● **Aim of the exercise**: Reproduce the listing below in full and without alteration, apart from its pictures.

● **Supplied material**:
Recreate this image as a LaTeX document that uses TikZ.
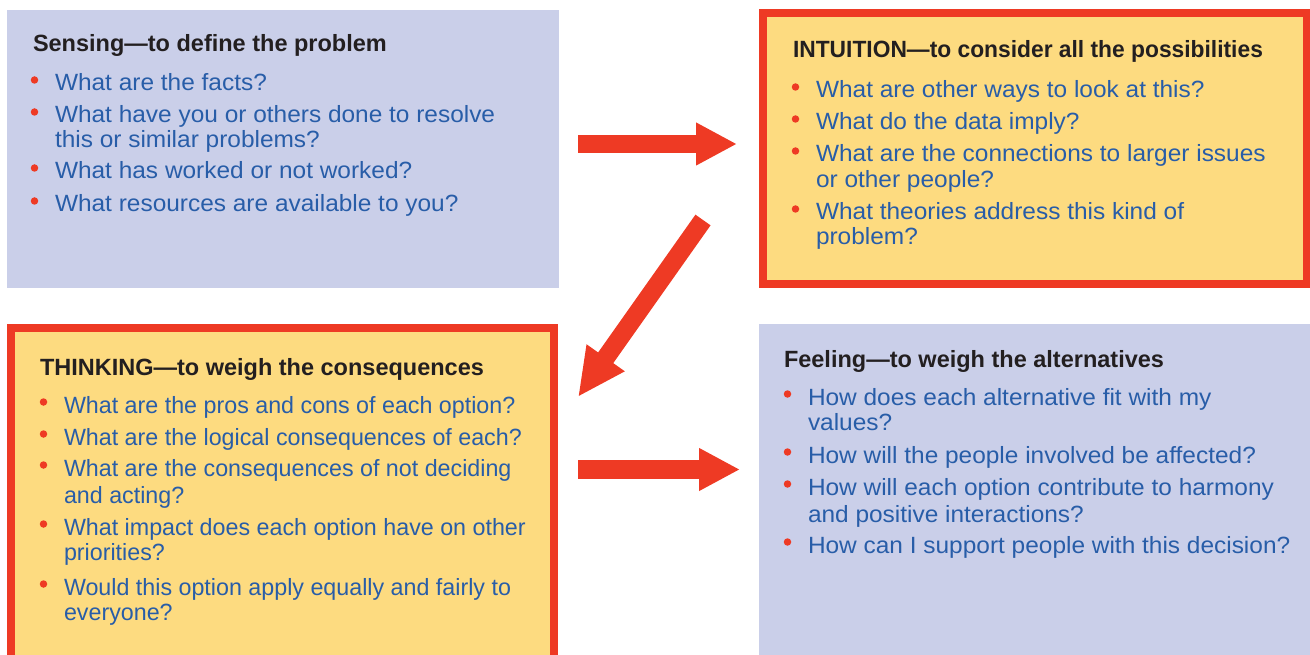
\documentclass[tikz,border=0pt]{standalone}
\usepackage{fontspec}
\setmainfont{Liberation Sans}
\newfontfamily\bodyf[FakeStretch=1.04]{Liberation Sans}
\newfontfamily\bodyn[FakeStretch=0.99]{Liberation Sans}
\newfontfamily\ttlnarrow[FakeStretch=0.97]{Liberation Sans}
\usetikzlibrary{arrows.meta}
\definecolor{lav}{RGB}{202,207,233}
\definecolor{yel}{RGB}{253,219,128}
\definecolor{redA}{RGB}{238,58,36}
\definecolor{blueT}{RGB}{40,93,168}
\definecolor{ink}{RGB}{35,31,32}
\newcommand\qline[4]{%
  \node[qdot] (#1d) at ({#2-20.5},{#3-11}) {};
  \node[qtext] (#1) at (#2,#3) {#4};}
\newcommand\qcont[4]{%
  \node[qtext] (#1) at (#2,#3) {#4};}
\begin{document}
\begin{tikzpicture}[x=1pt,y=-1pt,
  plainbox/.style={fill=lav, draw=none, inner sep=0pt, outer sep=0pt, anchor=north west},
  hotbox/.style={fill=yel, draw=redA, line width=8pt, inner sep=0pt, outer sep=0pt, anchor=north west},
  ttl/.style={anchor=base west, inner sep=0pt, outer sep=0pt, text=ink, font=\fontsize{23.5}{26}\selectfont\bfseries},
  qtext/.style={anchor=base west, inner sep=0pt, outer sep=0pt, text=blueT, font=\bodyf\fontsize{23.5}{25.5}\selectfont},
  qdot/.style={circle, fill=redA, draw=none, inner sep=0pt, minimum size=7.5pt},
  bigarrow/.style={draw=redA, line width=18.5pt, -{Triangle[length=41pt,width=40pt]}}]
\useasboundingbox (0,0) rectangle (1310,655);
\clip (0,0) rectangle (1310,655);
% boxes
\node[plainbox, minimum width=552pt, minimum height=278pt] (sense) at (7,10) {};
\node[hotbox, minimum width=544pt, minimum height=271pt] (intu) at (763,13) {};
\node[hotbox, minimum width=543pt, minimum height=400pt] (think) at (11,328) {};
\node[plainbox, minimum width=560pt, minimum height=340pt] (feel) at (759,324) {};
% arrows
\coordinate (a1s) at (578,144);
\coordinate (a1e) at (737,144);
\coordinate (a2s) at (703,220);
\coordinate (a2e) at (578,397);
\coordinate (a3s) at (578,469.5);
\coordinate (a3e) at (740,469.5);
\draw[bigarrow] (a1s) -- (a1e);
\draw[draw=redA, line width=18.5pt, -{Triangle[length=48pt,width=43pt]}] (a2s) -- (a2e);
\draw[bigarrow] (a3s) -- (a3e);
% Sensing
\node[ttl] (st) at (33,52) {Sensing—to define the problem};
\qline{s1}{55}{91}{What are the facts?}
\qline{s2}{55}{123}{What have you or others done to resolve}
\qcont{s2b}{55}{148}{this or similar problems?}
\qline{s3}{55}{179}{What has worked or not worked?}
\qline{s4}{55}{212}{What resources are available to you?}
% Intuition
\node[ttl, font=\ttlnarrow\fontsize{23.5}{26}\selectfont\bfseries] (it) at (793,58) {INTUITION—to consider all the possibilities};
\qline{i1}{816}{98}{What are other ways to look at this?}
\qline{i2}{816}{130}{What do the data imply?}
\qline{i3}{816}{162}{What are the connections to larger issues}
\qcont{i3b}{816}{188}{or other people?}
\qline{i4}{816}{220}{What theories address this kind of}
\qcont{i4b}{816}{245}{problem?}
% Thinking
\node[ttl] (tt) at (40,375) {THINKING—to weigh the consequences};
\begin{scope}[qtext/.append style={font=\bodyn\fontsize{23.5}{25.5}\selectfont}]
\qline{t1}{64}{413}{What are the pros and cons of each option?}
\qline{t2}{64}{445}{What are the logical consequences of each?}
\qline{t3}{64}{476}{What are the consequences of not deciding}
\qcont{t3b}{64}{503}{and acting?}
\qline{t4}{64}{535}{What impact does each option have on other}
\qcont{t4b}{64}{560}{priorities?}
\qline{t5}{64}{595}{Would this option apply equally and fairly to}
\qcont{t5b}{64}{620}{everyone?}
\end{scope}
% Feeling
\node[ttl] (ft) at (784,367) {Feeling—to weigh the alternatives};
\qline{f1}{808}{405}{How does each alternative fit with my}
\qcont{f1b}{808}{430}{values?}
\qline{f2}{808}{463}{How will the people involved be affected?}
\qline{f3}{808}{495}{How will each option contribute to harmony}
\qcont{f3b}{808}{522}{and positive interactions?}
\qline{f4}{808}{553}{How can I support people with this decision?}
\end{tikzpicture}
\end{document}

● **Answer to the exercise**:
Recreate this image as a LaTeX document that uses TikZ.
\documentclass[tikz,border=0pt]{standalone}
\usepackage{fontspec}
\setmainfont{Liberation Sans}
\newfontfamily\bodyf[FakeStretch=1.04]{Liberation Sans}
\newfontfamily\bodyn[FakeStretch=0.99]{Liberation Sans}
\newfontfamily\ttlnarrow[FakeStretch=0.97]{Liberation Sans}
\usetikzlibrary{arrows.meta}
\definecolor{lav}{RGB}{202,207,233}
\definecolor{yel}{RGB}{253,219,128}
\definecolor{redA}{RGB}{238,58,36}
\definecolor{blueT}{RGB}{40,93,168}
\definecolor{ink}{RGB}{35,31,32}
\newcommand\qline[4]{%
  \node[qdot] (#1d) at ({#2-20.5},{#3-11}) {};
  \node[qtext] (#1) at (#2,#3) {#4};}
\newcommand\qcont[4]{%
  \node[qtext] (#1) at (#2,#3) {#4};}
\begin{document}
\begin{tikzpicture}[x=1pt,y=-1pt,
  plainbox/.style={fill=lav, draw=none, inner sep=0pt, outer sep=0pt, anchor=north west},
  hotbox/.style={fill=yel, draw=redA, line width=8pt, inner sep=0pt, outer sep=0pt, anchor=north west},
  ttl/.style={anchor=base west, inner sep=0pt, outer sep=0pt, text=ink, font=\fontsize{23.5}{26}\selectfont\bfseries},
  qtext/.style={anchor=base west, inner sep=0pt, outer sep=0pt, text=blueT, font=\bodyf\fontsize{23.5}{25.5}\selectfont},
  qdot/.style={circle, fill=redA, draw=none, inner sep=0pt, minimum size=7.5pt},
  bigarrow/.style={draw=redA, line width=18.5pt, -{Triangle[length=41pt,width=40pt]}}]
\useasboundingbox (0,0) rectangle (1310,655);
\clip (0,0) rectangle (1310,655);
% boxes
\node[plainbox, minimum width=552pt, minimum height=278pt] (sense) at (7,10) {};
\node[hotbox, minimum width=544pt, minimum height=271pt] (intu) at (763,13) {};
\node[hotbox, minimum width=543pt, minimum height=400pt] (think) at (11,328) {};
\node[plainbox, minimum width=560pt, minimum height=340pt] (feel) at (759,324) {};
% arrows
\coordinate (a1s) at (578,144);
\coordinate (a1e) at (737,144);
\coordinate (a2s) at (703,220);
\coordinate (a2e) at (578,397);
\coordinate (a3s) at (578,469.5);
\coordinate (a3e) at (740,469.5);
\draw[bigarrow] (a1s) -- (a1e);
\draw[draw=redA, line width=18.5pt, -{Triangle[length=48pt,width=43pt]}] (a2s) -- (a2e);
\draw[bigarrow] (a3s) -- (a3e);
% Sensing
\node[ttl] (st) at (33,52) {Sensing—to define the problem};
\qline{s1}{55}{91}{What are the facts?}
\qline{s2}{55}{123}{What have you or others done to resolve}
\qcont{s2b}{55}{148}{this or similar problems?}
\qline{s3}{55}{179}{What has worked or not worked?}
\qline{s4}{55}{212}{What resources are available to you?}
% Intuition
\node[ttl, font=\ttlnarrow\fontsize{23.5}{26}\selectfont\bfseries] (it) at (793,58) {INTUITION—to consider all the possibilities};
\qline{i1}{816}{98}{What are other ways to look at this?}
\qline{i2}{816}{130}{What do the data imply?}
\qline{i3}{816}{162}{What are the connections to larger issues}
\qcont{i3b}{816}{188}{or other people?}
\qline{i4}{816}{220}{What theories address this kind of}
\qcont{i4b}{816}{245}{problem?}
% Thinking
\node[ttl] (tt) at (40,375) {THINKING—to weigh the consequences};
\begin{scope}[qtext/.append style={font=\bodyn\fontsize{23.5}{25.5}\selectfont}]
\qline{t1}{64}{413}{What are the pros and cons of each option?}
\qline{t2}{64}{445}{What are the logical consequences of each?}
\qline{t3}{64}{476}{What are the consequences of not deciding}
\qcont{t3b}{64}{503}{and acting?}
\qline{t4}{64}{535}{What impact does each option have on other}
\qcont{t4b}{64}{560}{priorities?}
\qline{t5}{64}{595}{Would this option apply equally and fairly to}
\qcont{t5b}{64}{620}{everyone?}
\end{scope}
% Feeling
\node[ttl] (ft) at (784,367) {Feeling—to weigh the alternatives};
\qline{f1}{808}{405}{How does each alternative fit with my}
\qcont{f1b}{808}{430}{values?}
\qline{f2}{808}{463}{How will the people involved be affected?}
\qline{f3}{808}{495}{How will each option contribute to harmony}
\qcont{f3b}{808}{522}{and positive interactions?}
\qline{f4}{808}{553}{How can I support people with this decision?}
\end{tikzpicture}
\end{document}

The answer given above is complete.